Em todo o caso, para a determinação da capacidade não é suficiente um diagnóstico clínico possível ou provável. A determinação objetiva da capacidade cognitiva atual é fundamental e deve ser concretizada através da realização de avaliação neuropsicológica. Esta deverá ser realizada com um neuropsicólogo experiente em patologias do envelhecimento ou quadros neurológicos do adulto. Esta situação não é exclusiva das pessoas mais velhas, uma vez que há várias patologias que podem interferir com a capacidade de decidir como o traumatismo cranioencefálico, doenças desmielinizantes como a esclerose múltipla, acidente vascular cerebral, doenças do movimento (como a Doença de Parkinson), tumores cerebrais ou quadros infeciosos com atingimento do sistema nervoso central.

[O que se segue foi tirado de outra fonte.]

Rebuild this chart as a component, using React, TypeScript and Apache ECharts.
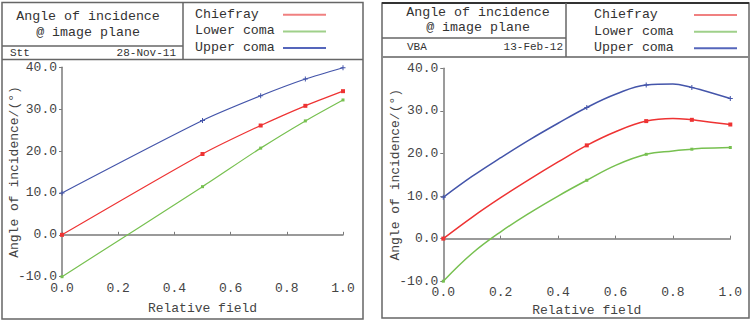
import React, { useEffect, useRef } from "react";
import * as echarts from "echarts";

// field points carrying a marker
const fieldPoints = [0, 0.5, 0.707, 0.866, 1.0];

const leftChiefray = [0, 19.3, 26.1, 30.8, 34.3];
const leftLowerComa = [-10, 11.5, 20.7, 27.2, 32.2];
const leftUpperComa = [10, 27.3, 33.2, 37.2, 39.9];

// right panel: the curve is traced through more field samples
const rightField = [0, 0.1, 0.2, 0.3, 0.4, 0.5, 0.6, 0.707, 0.8, 0.866, 0.9, 1.0];
const rightChiefray = [0, 5.0, 9.6, 13.9, 18.0, 21.9, 25.1, 27.6, 28.2, 27.9, 27.6, 26.8];
const rightLowerComa = [-10, -3.5, 1.6, 6.0, 10.0, 13.7, 17.2, 19.8, 20.6, 21.0, 21.2, 21.4];
const rightUpperComa = [9.7, 14.6, 19.0, 23.2, 27.1, 30.8, 33.9, 36.1, 36.3, 35.5, 34.9, 32.9];

const seriesNames = ["Chiefray", "Lower coma", "Upper coma"];
const titleLines = ["Angle of incidence", "@ image plane"];
const leftInfo = ["Stt", "28-Nov-11"];
const rightInfo = ["VBA", "13-Feb-12"];
const xAxisName = "Relative field";
const yAxisName = "Angle of incidence/(°)";

const MONO = "Liberation Mono";
const RED = "#ee3333";
const GREEN = "#77c050";
const BLUE = "#4455aa";
const LEG_RED = "#f08080";
const LEG_GREEN = "#9fd08a";
const LEG_BLUE = "#5566bb";
const CROSS = "path://M2,0H3V2H5V3H3V5H2V3H0V2H2Z";

function pairs(xs: number[], ys: number[]) {
  return xs.map((x, i) =>
    fieldPoints.indexOf(x) >= 0
      ? { value: [x, ys[i]] }
      : { value: [x, ys[i]], symbol: "none" }
  );
}

export default function App() {
  const ref = useRef<HTMLDivElement>(null);
  useEffect(() => {
    document.body.style.margin = "0";
    if (!ref.current) return;
    const chart = echarts.init(ref.current, undefined, { renderer: "svg" });

    const axisLabel = { fontFamily: MONO, fontSize: 13, color: "#444" };
    const mkX = (gridIndex: number, gap: number) => ({
      type: "value",
      gridIndex,
      min: 0,
      max: 1,
      interval: 0.2,
      name: xAxisName,
      nameLocation: "middle",
      nameGap: gap,
      nameMoveOverlap: false,
      nameTextStyle: { fontFamily: MONO, fontSize: 13, color: "#444" },
      axisLine: { show: true, lineStyle: { color: "#7a7a7a", width: 1.5 } },
      axisTick: { show: true, inside: true, length: 3, lineStyle: { color: "#7a7a7a" } },
      axisLabel: { ...axisLabel, margin: 5, formatter: (v: number) => v.toFixed(1) },
      splitLine: { show: false },
    });
    const mkY = (gridIndex: number, gap: number) => ({
      type: "value",
      gridIndex,
      min: -10,
      max: 40,
      interval: 10,
      name: yAxisName,
      nameLocation: "middle",
      nameGap: gap,
      nameMoveOverlap: false,
      nameTextStyle: { fontFamily: MONO, fontSize: 13, color: "#444" },
      axisLine: { show: true, lineStyle: { color: "#7a7a7a", width: 1.5 } },
      axisTick: { show: true, inside: false, length: 3, lineStyle: { color: "#7a7a7a" } },
      axisLabel: { ...axisLabel, margin: 5, formatter: (v: number) => v.toFixed(1) },
      splitLine: { show: false },
    });

    const mkSeries = (
      name: string,
      xs: number[],
      data: number[],
      color: string,
      idx: number,
      symbol: string,
      size: number,
      smooth: number | boolean,
      width: number
    ) => ({
      type: "line",
      name,
      xAxisIndex: idx,
      yAxisIndex: idx,
      data: pairs(xs, data),
      smooth,
      symbol,
      symbolSize: size,
      showSymbol: true,
      itemStyle: { color },
      lineStyle: { color, width },
      z: 3,
    });

    const txt = (x: number, y: number, text: string, size: number, align = "left") => ({
      type: "text",
      x,
      y,
      style: {
        text,
        fontFamily: MONO,
        fontSize: size,
        fill: "#333",
        align,
        verticalAlign: "middle",
      },
    });
    const ln = (x1: number, y1: number, x2: number, y2: number, stroke = "#666", lw = 1.5) => ({
      type: "line",
      shape: { x1, y1, x2, y2 },
      style: { stroke, lineWidth: lw },
    });

    const legendBlock = (tx: number, lx1: number, lx2: number, ys: number[]) => {
      const cols = [LEG_RED, LEG_GREEN, LEG_BLUE];
      const out: any[] = [];
      seriesNames.forEach((n, i) => {
        out.push(txt(tx, ys[i], n, 13.3));
        out.push(ln(lx1, ys[i] + 0.7, lx2, ys[i] + 0.7, cols[i], 2));
      });
      return out;
    };

    const graphic: any[] = [
      // left panel frame
      { type: "rect", shape: { x: 2, y: 2.5, width: 361, height: 316.5 }, style: { fill: "none", stroke: "#666", lineWidth: 1.5 } },
      ln(2, 59.5, 363, 59.5),
      ln(183, 2.5, 183, 59.5),
      ln(2, 46, 183, 46),
      txt(88, 16, titleLines[0], 13.3, "center"),
      txt(88, 32.3, titleLines[1], 13.3, "center"),
      txt(10, 53, leftInfo[0], 11),
      txt(176, 53, leftInfo[1], 11, "right"),
      ...legendBlock(195, 283, 326, [14, 30.7, 47.3]),
      // right panel frame
      { type: "rect", shape: { x: 382, y: 3, width: 367, height: 315 }, style: { fill: "none", stroke: "#666", lineWidth: 1.5 } },
      ln(382, 3, 749, 3, "#333", 2),
      ln(382, 57, 749, 57, "#888", 2),
      ln(566, 3, 566, 57),
      ln(382, 38, 566, 38),
      txt(478, 12.3, titleLines[0], 13.3, "center"),
      txt(478, 27.3, titleLines[1], 13.3, "center"),
      txt(407, 47, rightInfo[0], 11),
      txt(563, 47, rightInfo[1], 11, "right"),
      ...legendBlock(594, 694, 737, [14.3, 31, 47.6]),
    ];

    chart.setOption({
      animation: false,
      backgroundColor: "#fff",
      grid: [
        { left: 62, top: 67.3, width: 281, height: 209.4 },
        { left: 443.3, top: 68.3, width: 287, height: 214.4 },
      ],
      xAxis: [mkX(0, 24.8), mkX(1, 22.8)],
      yAxis: [mkY(0, 41.5), mkY(1, 41)],
      series: [
        mkSeries(seriesNames[0], fieldPoints, leftChiefray, RED, 0, "rect", 4, 0.25, 1.2),
        mkSeries(seriesNames[1], fieldPoints, leftLowerComa, GREEN, 0, "rect", 3, 0.25, 1.2),
        mkSeries(seriesNames[2], fieldPoints, leftUpperComa, BLUE, 0, CROSS, 5, 0.25, 1.2),
        mkSeries(seriesNames[0], rightField, rightChiefray, RED, 1, "rect", 4, 0.4, 1.5),
        mkSeries(seriesNames[1], rightField, rightLowerComa, GREEN, 1, "rect", 3, 0.4, 1.5),
        mkSeries(seriesNames[2], rightField, rightUpperComa, BLUE, 1, CROSS, 5, 0.4, 1.5),
      ],
      graphic,
    });
    return () => chart.dispose();
  }, []);
  return <div ref={ref} style={{ width: 751, height: 322 }} />;
}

O neuropsicólogo fará, então, a avaliação das capacidades cognitivas e determinará a sua extensão e severidade, relacionando-as com a história clínica da pessoa, com outros dados clínicos (como exames de imagem) e com as informações obtidas a partir dos familiares ou outras pessoas próximas. Na eventualidade de se tratar de um processo complexo, com envolvimento de questões legais (determinação de diretivas antecipadas de vontade, elaboração de testamento, gestão de bens, ou outras), a colaboração com a área forense poderá responder a dilemas concretos, sendo um aliado essencial perante os tribunais e a justiça.

Um artigo dos psicólogos clínicos Mauro Paulino e Diana Duro, da MIND | Psicologia Clínica e Forense.